--- Begin Dataset extract ---
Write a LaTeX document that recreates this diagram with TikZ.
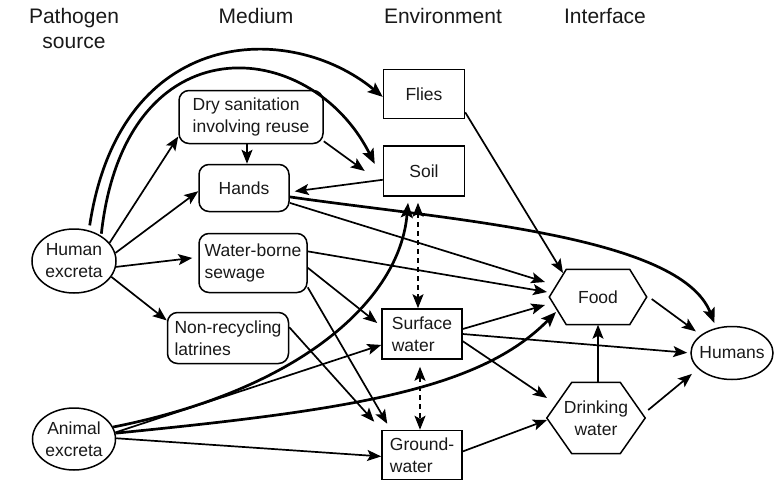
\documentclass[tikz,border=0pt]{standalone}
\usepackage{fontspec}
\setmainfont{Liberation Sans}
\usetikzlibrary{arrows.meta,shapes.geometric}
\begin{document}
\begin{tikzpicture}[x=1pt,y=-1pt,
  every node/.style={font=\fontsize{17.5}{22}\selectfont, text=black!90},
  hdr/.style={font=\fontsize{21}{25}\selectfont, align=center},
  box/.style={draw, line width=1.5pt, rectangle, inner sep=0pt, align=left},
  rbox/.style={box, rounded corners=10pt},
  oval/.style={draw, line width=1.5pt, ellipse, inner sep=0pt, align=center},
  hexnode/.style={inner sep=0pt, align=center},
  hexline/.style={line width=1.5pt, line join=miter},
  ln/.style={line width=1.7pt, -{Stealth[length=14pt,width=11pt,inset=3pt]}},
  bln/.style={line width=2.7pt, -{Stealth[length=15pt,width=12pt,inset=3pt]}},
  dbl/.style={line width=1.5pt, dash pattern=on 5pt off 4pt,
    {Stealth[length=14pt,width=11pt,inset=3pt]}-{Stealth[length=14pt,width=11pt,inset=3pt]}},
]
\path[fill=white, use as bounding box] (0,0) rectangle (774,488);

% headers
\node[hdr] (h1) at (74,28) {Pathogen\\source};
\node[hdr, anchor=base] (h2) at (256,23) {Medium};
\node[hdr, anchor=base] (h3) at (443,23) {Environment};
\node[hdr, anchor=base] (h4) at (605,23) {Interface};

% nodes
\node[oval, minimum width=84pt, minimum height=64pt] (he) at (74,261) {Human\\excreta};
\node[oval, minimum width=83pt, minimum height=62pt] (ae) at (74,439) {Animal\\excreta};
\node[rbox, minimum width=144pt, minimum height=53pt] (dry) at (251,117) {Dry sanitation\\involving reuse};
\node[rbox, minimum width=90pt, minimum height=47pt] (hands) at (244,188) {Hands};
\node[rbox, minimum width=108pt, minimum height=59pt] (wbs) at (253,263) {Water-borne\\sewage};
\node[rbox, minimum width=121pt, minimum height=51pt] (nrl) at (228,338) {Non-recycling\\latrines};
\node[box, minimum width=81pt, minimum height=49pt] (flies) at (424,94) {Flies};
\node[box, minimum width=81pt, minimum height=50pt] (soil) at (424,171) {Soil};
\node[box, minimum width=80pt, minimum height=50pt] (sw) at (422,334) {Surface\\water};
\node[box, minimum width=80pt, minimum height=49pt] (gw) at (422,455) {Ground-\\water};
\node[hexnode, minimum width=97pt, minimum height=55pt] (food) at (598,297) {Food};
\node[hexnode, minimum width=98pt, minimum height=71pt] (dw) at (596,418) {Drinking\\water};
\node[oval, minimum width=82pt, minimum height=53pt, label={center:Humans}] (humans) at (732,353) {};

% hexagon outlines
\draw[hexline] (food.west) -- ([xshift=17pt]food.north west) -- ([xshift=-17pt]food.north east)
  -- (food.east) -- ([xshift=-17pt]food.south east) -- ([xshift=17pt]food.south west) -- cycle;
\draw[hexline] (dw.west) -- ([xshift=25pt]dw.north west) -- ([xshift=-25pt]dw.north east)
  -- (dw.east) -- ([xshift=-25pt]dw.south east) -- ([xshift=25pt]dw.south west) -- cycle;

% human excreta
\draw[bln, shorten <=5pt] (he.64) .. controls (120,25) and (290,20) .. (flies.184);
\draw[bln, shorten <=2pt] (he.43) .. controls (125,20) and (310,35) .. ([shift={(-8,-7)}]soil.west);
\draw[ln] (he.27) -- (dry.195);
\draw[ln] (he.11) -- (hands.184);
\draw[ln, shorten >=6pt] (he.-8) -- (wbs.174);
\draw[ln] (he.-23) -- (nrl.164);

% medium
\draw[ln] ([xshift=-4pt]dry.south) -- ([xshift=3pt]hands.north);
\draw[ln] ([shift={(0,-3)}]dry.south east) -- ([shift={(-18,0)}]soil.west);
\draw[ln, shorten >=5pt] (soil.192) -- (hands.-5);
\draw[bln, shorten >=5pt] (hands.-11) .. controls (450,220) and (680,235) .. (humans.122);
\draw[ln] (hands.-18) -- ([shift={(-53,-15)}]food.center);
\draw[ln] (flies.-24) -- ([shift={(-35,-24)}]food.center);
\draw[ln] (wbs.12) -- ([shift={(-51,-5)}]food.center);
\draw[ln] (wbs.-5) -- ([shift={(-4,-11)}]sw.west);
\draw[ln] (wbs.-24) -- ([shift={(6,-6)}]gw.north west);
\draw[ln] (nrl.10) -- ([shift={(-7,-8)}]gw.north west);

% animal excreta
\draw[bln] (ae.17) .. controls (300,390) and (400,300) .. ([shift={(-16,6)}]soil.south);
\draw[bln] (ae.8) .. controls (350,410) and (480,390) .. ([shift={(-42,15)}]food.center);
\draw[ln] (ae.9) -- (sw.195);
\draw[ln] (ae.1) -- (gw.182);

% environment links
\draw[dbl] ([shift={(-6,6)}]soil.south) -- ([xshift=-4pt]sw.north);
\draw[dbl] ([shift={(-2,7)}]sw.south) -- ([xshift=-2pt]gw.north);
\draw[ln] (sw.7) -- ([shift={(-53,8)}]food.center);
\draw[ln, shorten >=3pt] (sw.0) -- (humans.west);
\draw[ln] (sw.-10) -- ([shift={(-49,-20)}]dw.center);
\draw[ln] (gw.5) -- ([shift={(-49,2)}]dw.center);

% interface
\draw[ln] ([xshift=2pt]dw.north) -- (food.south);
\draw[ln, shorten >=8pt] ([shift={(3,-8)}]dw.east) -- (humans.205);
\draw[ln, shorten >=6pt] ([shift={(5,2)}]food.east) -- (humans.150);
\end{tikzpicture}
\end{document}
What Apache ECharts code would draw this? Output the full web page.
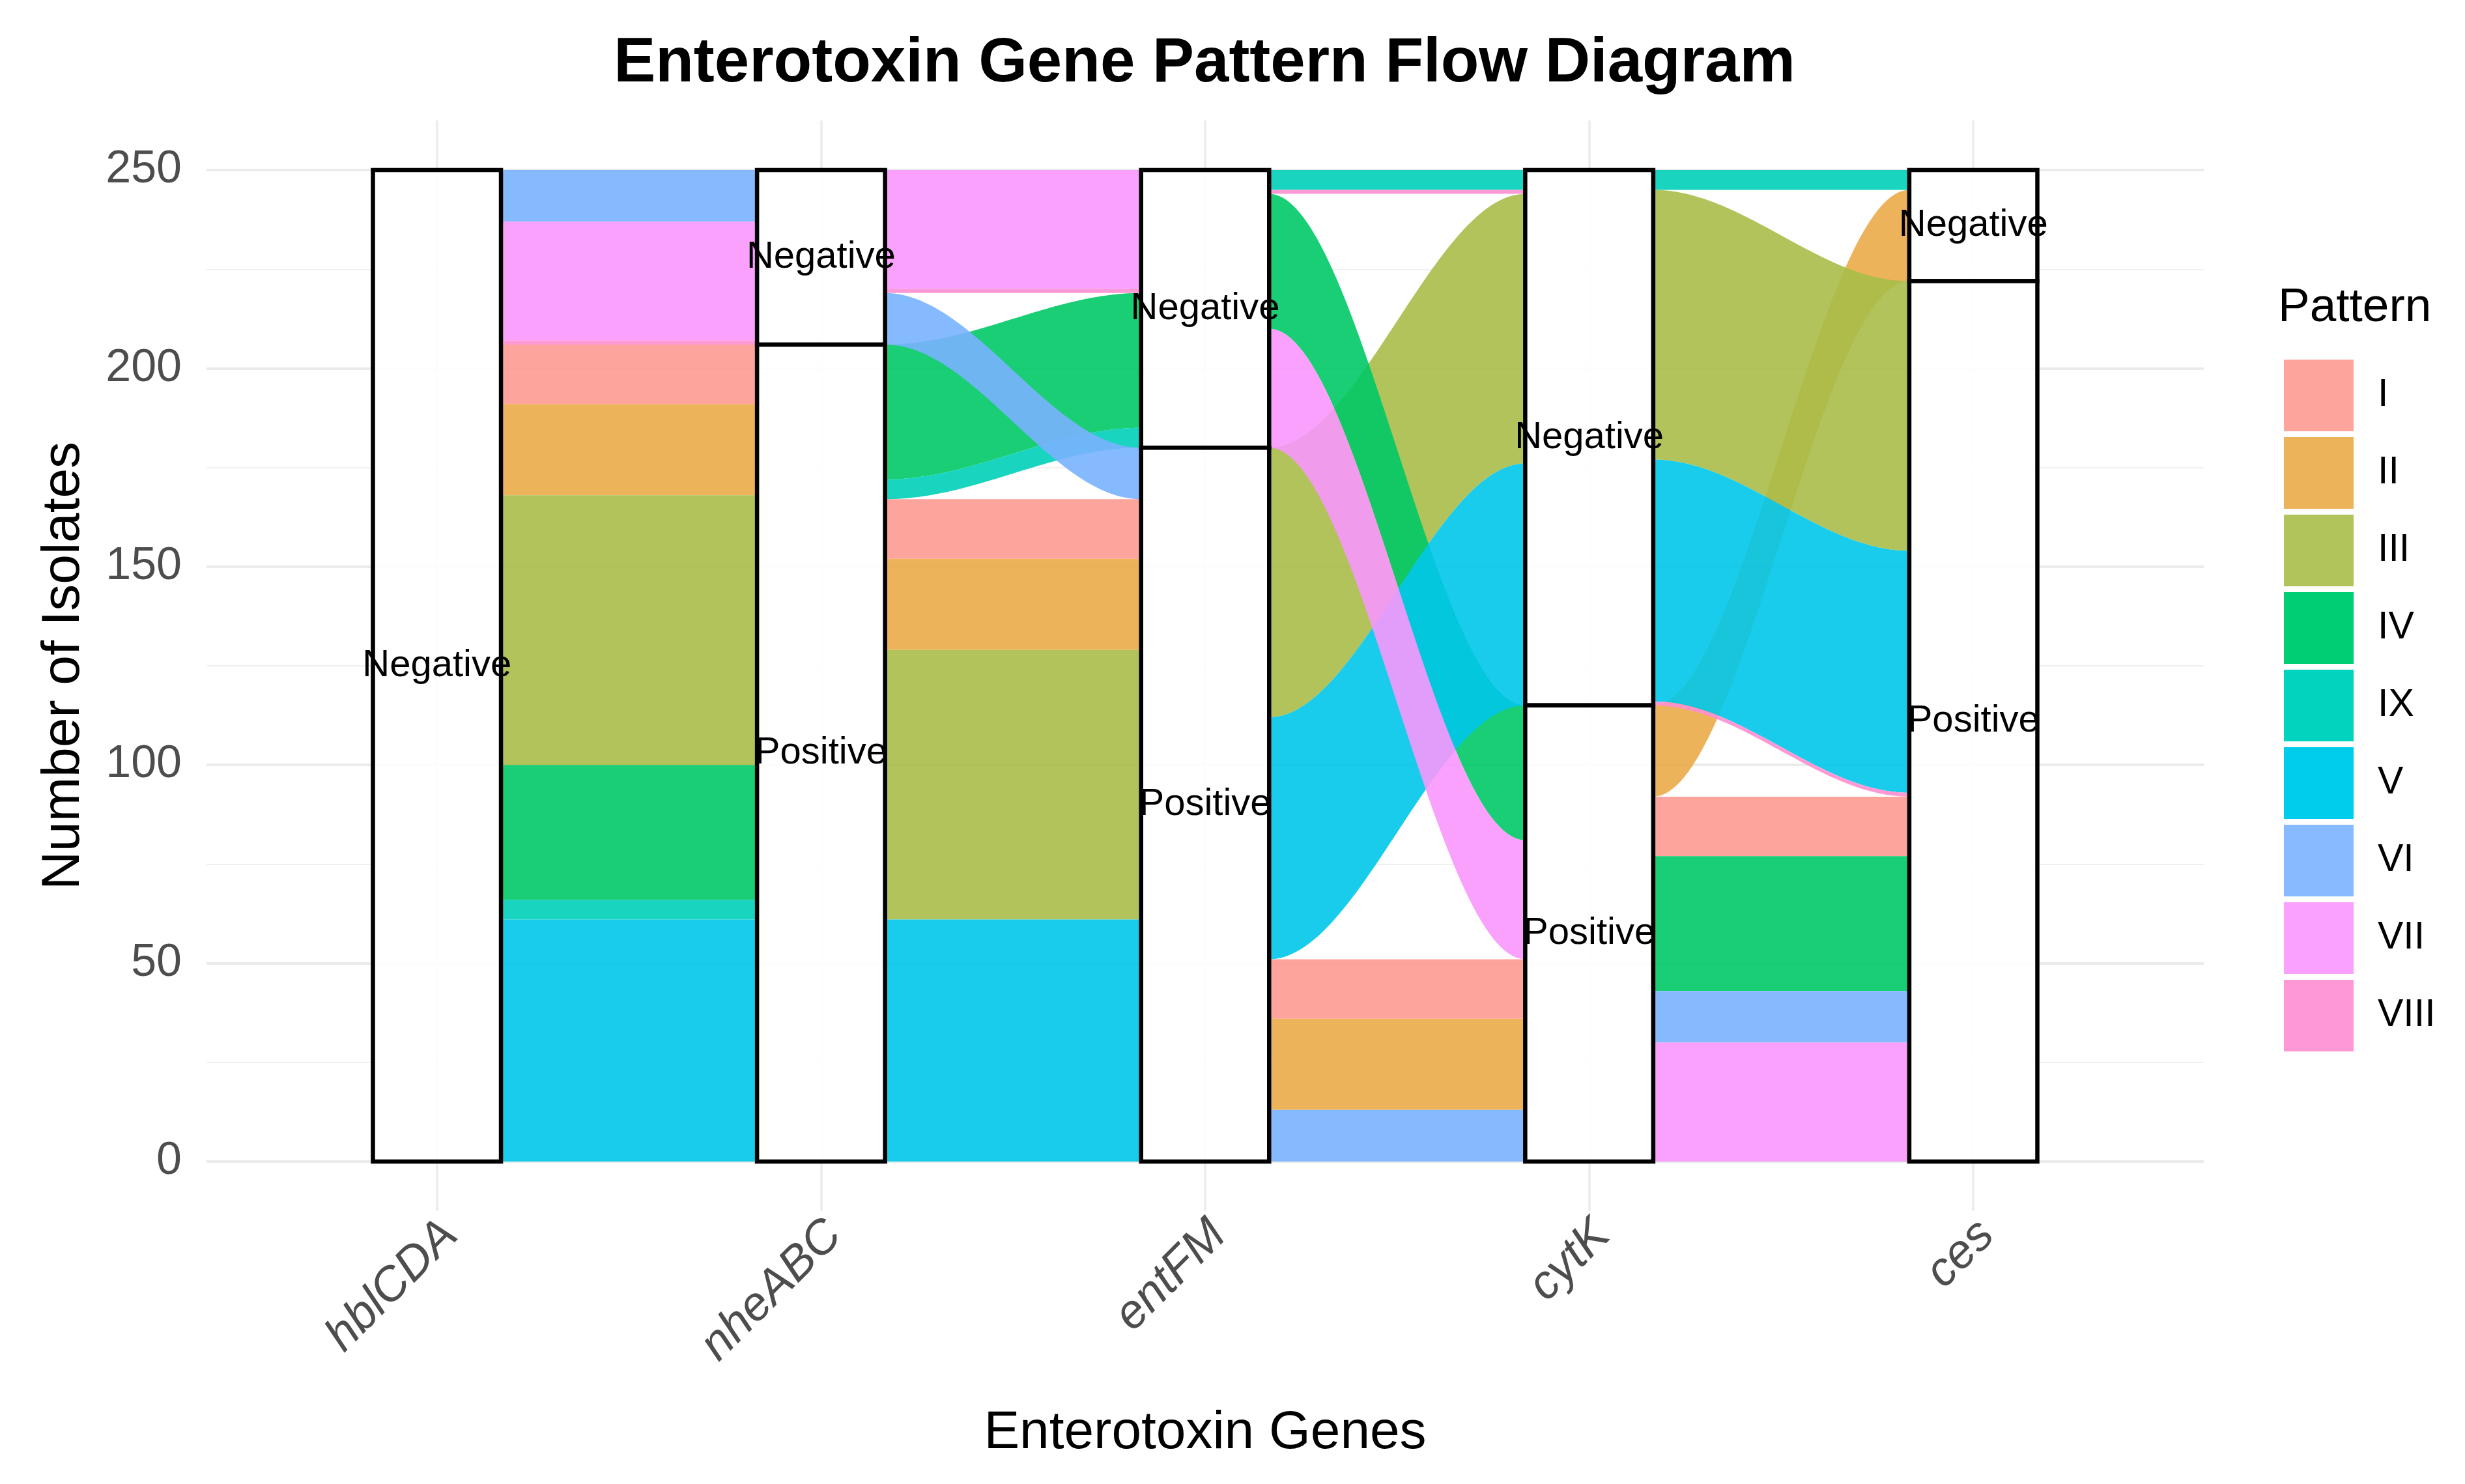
--- End Dataset extract ---
= Goal of the exercise =
Each line in the data that holds the string "this" should be found and copied.

= Expected answer =
Write a LaTeX document that recreates this diagram with TikZ.
What Apache ECharts code would draw this? Output the full web page.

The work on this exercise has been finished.